Retype exactly the lines from the first one through the line with "plt.rcParams['font.family'] = ['Liberation", including both ends; skip any pictures.

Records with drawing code
"""
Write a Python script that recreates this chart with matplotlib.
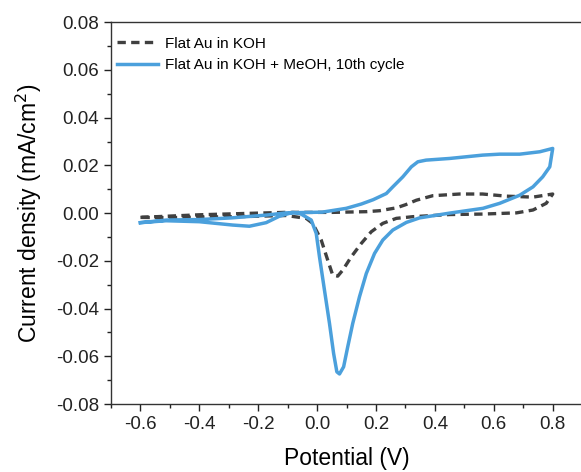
import matplotlib
matplotlib.use('Agg')
import matplotlib.pyplot as plt
from matplotlib.ticker import MultipleLocator

plt.rcParams['font.family'] = ['Liberation Sans', 'DejaVu Sans']

# Flat Au in KOH (one closed CV loop)
koh_v = [-0.60, -0.51, -0.40, -0.23, -0.11, 0.05, 0.167, 0.212, 0.269, 0.30, 0.337, 0.393, 0.484,
         0.562, 0.643, 0.733, 0.80,
         0.778, 0.733, 0.677, 0.562, 0.45, 0.325, 0.269, 0.223, 0.184, 0.150, 0.116, 0.087, 0.070,
         0.053, 0.036, 0.014, -0.015, -0.037, -0.105, -0.23, -0.40, -0.51, -0.60]
koh_j = [-0.0018, -0.0013, -0.0007, -0.0001, 0.0003, 0.0003, 0.0006, 0.0010, 0.0022, 0.0035, 0.0054,
         0.0073, 0.0080, 0.0080, 0.0071, 0.0067, 0.0080,
         0.0041, 0.0013, 0.0001, -0.0004, -0.0006, -0.0015, -0.0022, -0.0043, -0.0078, -0.0127,
         -0.0183, -0.0239, -0.0264, -0.0260, -0.0197, -0.0113, -0.0043, -0.0022, -0.0010, -0.0014,
         -0.0017, -0.0019, -0.0018]

# Flat Au in KOH + MeOH, 10th cycle
meoh_v = [-0.60, -0.51, -0.40, -0.29, -0.17, -0.105, 0.017, 0.053, 0.099, 0.15, 0.19, 0.235, 0.257,
          0.291, 0.320, 0.342, 0.370, 0.45, 0.562, 0.62, 0.688, 0.756, 0.80,
          0.79, 0.766, 0.733, 0.688, 0.62, 0.563, 0.45, 0.348, 0.303, 0.257, 0.223, 0.195, 0.167,
          0.144, 0.121, 0.104, 0.090, 0.076, 0.067, 0.056, 0.042, 0.025, 0.008, -0.003, -0.020,
          -0.060, -0.083, -0.128, -0.173, -0.23, -0.287, -0.40, -0.513, -0.60]
meoh_j = [-0.0040, -0.0029, -0.0027, -0.0020, -0.0008, 0.0001, 0.0004, 0.0011, 0.0020, 0.0038, 0.0056,
          0.0082, 0.0110, 0.0152, 0.0194, 0.0215, 0.0222, 0.0229, 0.0243, 0.0247, 0.0247, 0.0257,
          0.0271,
          0.0194, 0.0152, 0.0110, 0.0075, 0.0041, 0.0020, 0.0000, -0.0020, -0.0039, -0.0071, -0.0113,
          -0.0169, -0.0253, -0.0350, -0.0462, -0.0560, -0.0644, -0.0674, -0.0665, -0.0588, -0.0462,
          -0.0323, -0.0183, -0.0085, -0.0029, 0.0000, 0.0003, -0.0013, -0.0040, -0.0055, -0.0050,
          -0.0036, -0.0032, -0.0040]

fig = plt.figure(figsize=(5.81, 4.72), dpi=100)
ax = fig.add_axes([0.191, 0.144, 1.002 - 0.191, 0.953 - 0.144])

ax.plot(koh_v, koh_j, color='#404040', linewidth=2.4, dashes=(2.5, 1.6),
        solid_joinstyle='round', dash_joinstyle='round', label='Flat Au in KOH')
ax.plot(meoh_v, meoh_j, color='#4ba0dc', linewidth=2.5, solid_joinstyle='round',
        label='Flat Au in KOH + MeOH, 10th cycle')

ax.set_xlim(-0.7, 0.9)
ax.set_ylim(-0.08, 0.08)
ax.xaxis.set_minor_locator(MultipleLocator(0.1))
ax.yaxis.set_major_locator(MultipleLocator(0.02))
ax.yaxis.set_minor_locator(MultipleLocator(0.01))
ax.set_xticks([-0.6, -0.4, -0.2, 0.0, 0.2, 0.4, 0.6, 0.8])
ax.set_yticklabels([f'{t:.2f}' for t in ax.get_yticks()])
ax.set_xticklabels([f'{t:.1f}' for t in ax.get_xticks()])
ax.tick_params(which='major', direction='out', length=5, width=1, labelsize=13.5, colors='#222222')
ax.tick_params(which='minor', direction='out', length=3, width=1, colors='#222222')
for s in ax.spines.values():
    s.set_linewidth(1.0)
    s.set_color('#333333')

ax.set_xlabel('Potential (V)', fontsize=16.5, labelpad=10)
ax.set_ylabel('Current density (mA/cm$^2$)', fontsize=16.5, labelpad=9)

ax.legend(loc='upper left', bbox_to_anchor=(0.012, 0.962), frameon=False, fontsize=11,
          handlelength=2.7, handletextpad=0.45, borderpad=0, borderaxespad=0, labelspacing=0.5)

plt.savefig('out.png', dpi=100)
plt.close()
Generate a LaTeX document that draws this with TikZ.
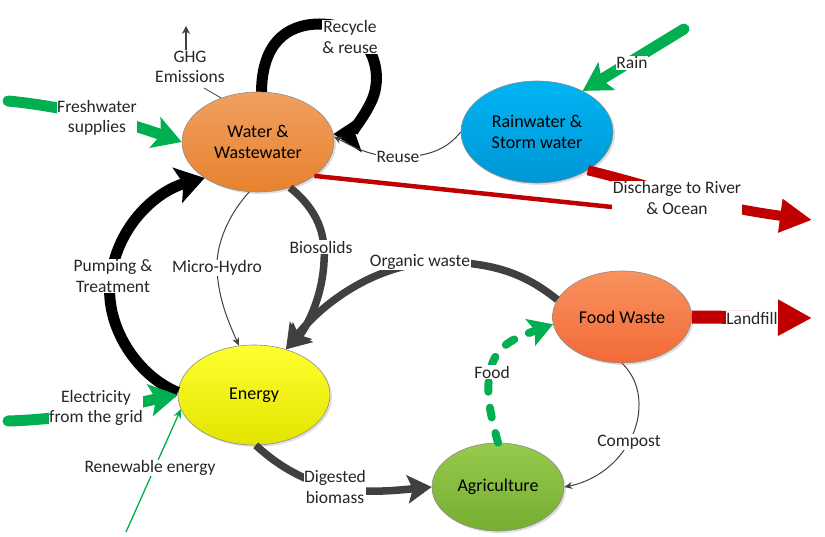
"""
ANSWER FOR THIS EXERCISE:
Write a Python script that recreates this chart with matplotlib.
import matplotlib
matplotlib.use('Agg')
import matplotlib.pyplot as plt
from matplotlib.ticker import MultipleLocator

plt.rcParams['font.family'] = ['Liberation Sans', 'DejaVu Sans']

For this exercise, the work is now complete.